Black holes lead to poor analytics, which can in turn lead to devastating organizational missteps. In other words, it’s a serious problem in a business age increasingly dominated by well-analyzed data.
Data black hole red flags
Like a black hole in space, it can be tough to spot data black holes until it’s too late. If you’ve noticed any of these three signs at your organization you may already have data black holes—but it isn’t too late.
1: You don’t know where all your data is. Ask yourself two questions: Who in your organization is producing data that could be used in an analysis; and where do they store that data? If you don’t know the answers to either question you may have data black holes.
2: You don’t know who has access to data, or how it’s secured. Data shared casually can end up being damaged. If you don’t know who has access, and how data is kept safe, there’s no way to know if it’s intact or correct.

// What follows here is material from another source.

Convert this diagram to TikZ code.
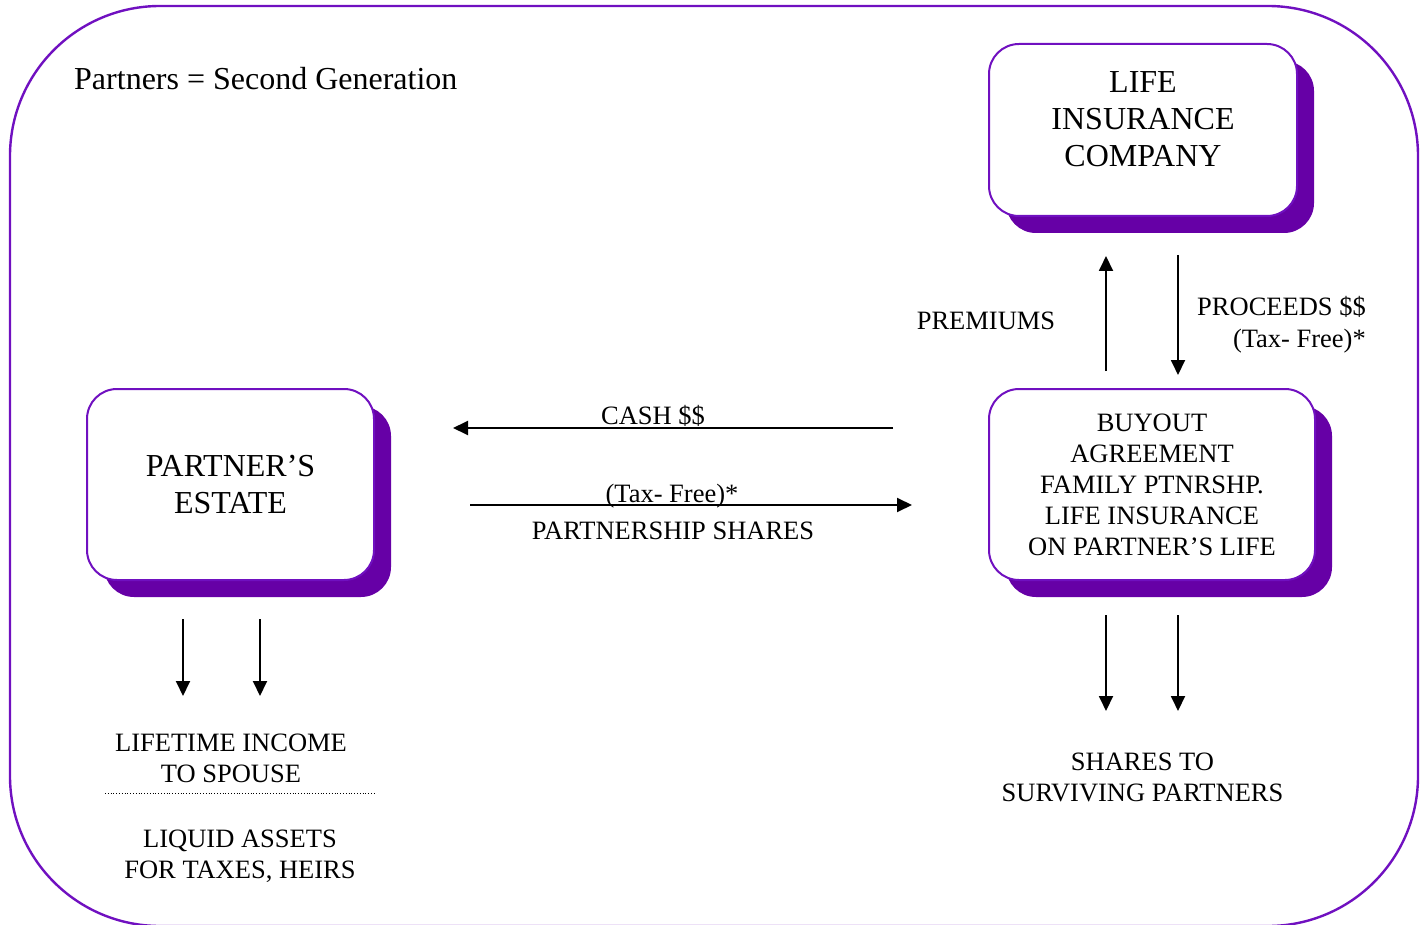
\documentclass[tikz,border=0pt]{standalone}
\usepackage{fontspec}
\setmainfont{Liberation Serif}
\usetikzlibrary{arrows.meta,shadows}
\definecolor{frameviolet}{RGB}{112,16,192}
\definecolor{shadeviolet}{RGB}{102,0,166}
\begin{document}
\begin{tikzpicture}[x=1pt,y=-1pt,
  bigtext/.style={font=\fontsize{32}{37}\selectfont},
  smalltext/.style={font=\fontsize{26.5}{31}\selectfont},
  bigbox/.style={draw=frameviolet, line width=2pt, fill=white, rounded corners=30pt,
    general shadow={shadow xshift=17pt, shadow yshift=-17pt, fill=shadeviolet, draw=none}},
  arr/.style={line width=1.9pt, -{Triangle[length=15pt,width=14pt]}},
  lbl/.style={smalltext, inner sep=0pt, anchor=base}]
\useasboundingbox (0,0) rectangle (1424,925);
\draw[frameviolet, line width=2.4pt, rounded corners=150pt] (10,6) rectangle (1418,926);

\node[bigtext, inner sep=0pt, anchor=base west] (title) at (74,90) {Partners = Second Generation};

\node[bigbox, minimum width=308pt, minimum height=172pt] (lic) at (1143,130) {};
\node[bigtext, align=center, inner sep=0pt] (lictext) at ([yshift=10.5pt]lic.center) {LIFE\\INSURANCE\\COMPANY};

\node[bigbox, smalltext, align=center, minimum width=326pt, minimum height=191pt, inner sep=0pt] (buyout) at (1152,484.5)
  {BUYOUT\\AGREEMENT\\FAMILY PTNRSHP.\\LIFE INSURANCE\\ON PARTNER’S LIFE};

\node[bigbox, bigtext, align=center, minimum width=287pt, minimum height=191pt, inner sep=0pt] (estate) at (230.5,484.5)
  {PARTNER’S\\ESTATE};

% connectors
\coordinate (cashS) at (893,428);
\coordinate (cashE) at (453,428);
\coordinate (shS) at (470,505);
\coordinate (shE) at (912,505);
\coordinate (premS) at (1106,371);
\coordinate (premE) at (1106,256);
\coordinate (procS) at (1178,255);
\coordinate (procE) at (1178,375);
\coordinate (eaS) at (183,619);
\coordinate (eaE) at (183,696);
\coordinate (ebS) at (260,619);
\coordinate (ebE) at (260,696);
\coordinate (baS) at (1106,615);
\coordinate (baE) at (1106,711);
\coordinate (bbS) at (1178,615);
\coordinate (bbE) at (1178,711);
\draw[arr] (cashS) -- (cashE);
\draw[arr] (shS) -- (shE);
\draw[arr] (premS) -- (premE);
\draw[arr] (procS) -- (procE);
\draw[arr] (eaS) -- (eaE);
\draw[arr] (ebS) -- (ebE);
\draw[arr] (baS) -- (baE);
\draw[arr] (bbS) -- (bbE);

% labels
\node[lbl] (cash) at (653,424) {CASH \$\$};
\node[lbl] (taxfree) at (672,502) {(Tax- Free)*};
\node[lbl] (pshares) at (673,539) {PARTNERSHIP SHARES};
\node[lbl] (prem) at (986,329) {PREMIUMS};
\node[lbl, anchor=base east, align=right, font=\fontsize{26.5}{32}\selectfont] (proc) at (1366,347) {PROCEEDS \$\$\\(Tax- Free)*};
\node[lbl, align=center] (income) at (231,782) {LIFETIME INCOME\\TO SPOUSE};
\coordinate (dotA) at (105,793);
\coordinate (dotB) at (375,793);
\draw[line width=0.8pt, dotted] (dotA) -- (dotB);
\node[lbl, align=center] (liquid) at (240,878) {LIQUID ASSETS\\FOR TAXES, HEIRS};
\node[lbl, align=center] (surv) at (1142.5,801) {SHARES TO\\SURVIVING PARTNERS};
\end{tikzpicture}
\end{document}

3: You don’t know how your data is retained and protected from disaster. Is your data kept on-premises or in the cloud? Is it backed up off site? If you’re not sure of either of these, or if you’re unclear as to if all data is being stored in one location, you probably have black holes.
How to eliminate data black holes
Tarhan’s solution for data black holes is simple: Put it all in one big data lake.
Because data lakes are unstructured, none of the data needs to be sorted, organized, transposed, or otherwise changed: Just get it in the lake and worry about what to do with it afterward.
“The most important first step is to get all of your data in one place, regardless of its format. Once you have it all centralized then go look for data scientists to make sense if it all,” Tarhan said.
“Lots of companies don’t realize they have black holes until they start a major analytics project,” Tarhan said. Finding that out during a major project could be a disaster for many organizations.
Before you even decide to undertake a business analytics project start at square one: Find your black holes and get all your data in one central location.